DEC canceled the Jupiter project, apparently destined to be named the DECSYSTEM-40, in May 1983, with an announcement to the Large Systems customers at the semiannual DECUS symposia. Customer outrage was so great that DEC agreed to continue hardware development on the KL-10 until 1988, and software development across the family until 1993.
Stanford University Network
In 1980, there were about a dozen sites at Stanford University which housed PDP-10 systems, mostly KL-10 systems running TOPS-20 but also places like SAIL, which had attached a KL-10 to the WAITS dual processor. Three of the TOPS-20 sites were the Computer Science Department (“CSD”), the Graduate School of Business (“GSB”), and the academic computing facility called LOTS.12
At this time, local-area networking was seen as a key element in the future of computing, and the director of LOTS (whom we’ll call “R”) wrote a white paper on the future of Ethernet13 on the campus. R also envisioned a student computer, what today we would call a workstation, which featured a megabyte of memory, a million pixels on the screen, a processor capable of executing a million instructions per second, and an Ethernet connection capable of transferring a millions bits of data per second, which he called the “4M machine”.
Networking also excited the director of the CSD computer facility, whom we’ll call “L”.14 L designed an Ethernet interface for the KL-10 processors in the DEC-20s which were ubiquitous at Stanford. This was dubbed the Massbus-Ethernet Interface Subsystem, or MEIS,15 pronounced “maze“.
The director of the GSB computer facility, whom we’ll call “S”, was likewise interested in networking, as well as being a brilliant programmer herself. (Of some importance to the story is the fact that she was eventually married to L.) S assigned one of the programmers working for her to add code to the TOPS-20 operating system to support the MEIS, using the PUP protocols created at PARC for the Alto personal computer.16
The various DEC-20 systems were scattered across the Stanford campus, each one freestanding in a computer room. R, L, and S ran miles of 50ohm coaxial cable, the medium of the original Ethernet, through the so-called steam tunnels under the campus, connecting all the new MEISes together. Now, it was possible to transfer files between DEC-20s from the command line rather than by writing them to a tape and carrying them from one site to another. It was also possible to log in from one DEC-20 to another–but using one mainframe to connect to another seemed wasteful of resources on the source system, so L came up with a solution.

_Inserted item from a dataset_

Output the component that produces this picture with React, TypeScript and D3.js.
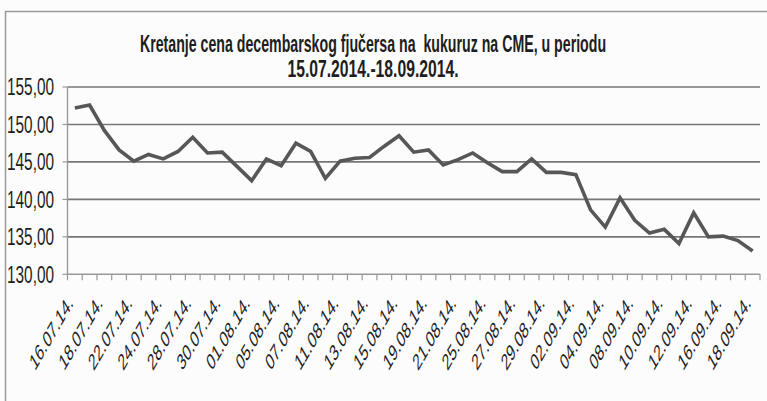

R’s dream of a 4M machine had borne fruit: While still at CSD, he had a graduate student create the design for the Stanford University Network processor board. L repurposed the SUN-1 board17 at the processor in a terminal interface processor (“EtherTIP”), in imitation of the TIPs used by systems connected to the ARPANET and to commercial networks like Tymnet and Telenet. Now, instead of wiring terminals directly to a single mainframe, and using the mainframe to connect from one place to another, the terminals could be wired to an EtherTIP and could freely connect to any system on the Ethernet.
A feature of the PUP protocols invented at PARC was the concept of internetworking, connecting two or more Ethernets together to make a larger network. This is done by using a computer connected to both networks to forward data from each to the other. At PARC, a dedicated Alto acted as the router for this purpose; L designated some of the SUN-1 based system as routers rather than as EtherTIPs, and the Stanford network was complete.
Stanford University also supported a number of researchers who were given access to the ARPANET as part of their government sponsored research, so several of the PDP-10s on campus were connected to the ARPANET. When the ARPANET converted to using the TCP/IP protocols which had been developed for the purpose of bring internetworking to wide area networks, our threesome were ready, and assigned programmers from CSD, GSB, and LOTS to make L’s Ethernet routers speak TCP/IP as well as PUP. TOPS-20 was also updated to use TCP/IP, by Stanford programmers as well as by DEC.
S and L saw a business opportunity in all this, and began a small company to sell the MEIS and the associated routers and TIPs to companies and universities who wanted to add Ethernet to their facilities. They saw this as a way to finance the development of L’s long-cherished dream of a desktop PDP-10. They eventually left Stanford as the company grew, as it had tapped the exploding networking market at just the right time. The company grew so large in fact that the board of directors discarded the plan to build L’s system, and so the founders left Cisco Systems to pursue other opportunities.
XKL
L moved to Redmond in 1990, where he founded XKL Systems Corporation. This company had as its business plan to build the “10 on a desk”. The product was codenamed “TOAD”, which is what L had been calling his idea for a decade and a half because “Ten On A Desktop” is a mouthful. He hired a small team of engineers, including his old friend R from Stanford, to build a system which implemented the full 30-bit address space which DEC had abandoned with the cancelled Jupiter project, and which included modern peripherals and networking capabilities.18 R was assigned as Chief Architect; his job was to insure that the TOAD was fully compatible with the entire PDP-10 family, without necessarily replicating every bug in the earlier systems.
R also oversaw the port of TOPS-20 to the new hardware, although some boards19 had a pair of engineers assigned: One handled the detailed design and implementation of the board, while the other worked on the changes to the relevant portion of the operating system. R was responsible for the changes which related to the TOAD’s new bus architecture, as well as those relating to the much larger memory which the TOAD supported and the new CPU.20

The TOAD was supposed to come to market with a boring name, the “TD-1”, but ran into trademark issues. By that time, I was working at XKL, officially doing pre- and post-sales customer advocacy, but also working on the TOPS-20 port.21 Part of my customer advocacy duties was some low-key marketing; when we lost the proposed name, I pointed out that people had been hearing about L’s TOAD for years, and we should simply go with it; S, considered the unofficial “Arbiter of Taste” at XKL, agreed with me.22 We officially introduced the XKL Toad-1 System at a DECUS trade show in the spring of 1995.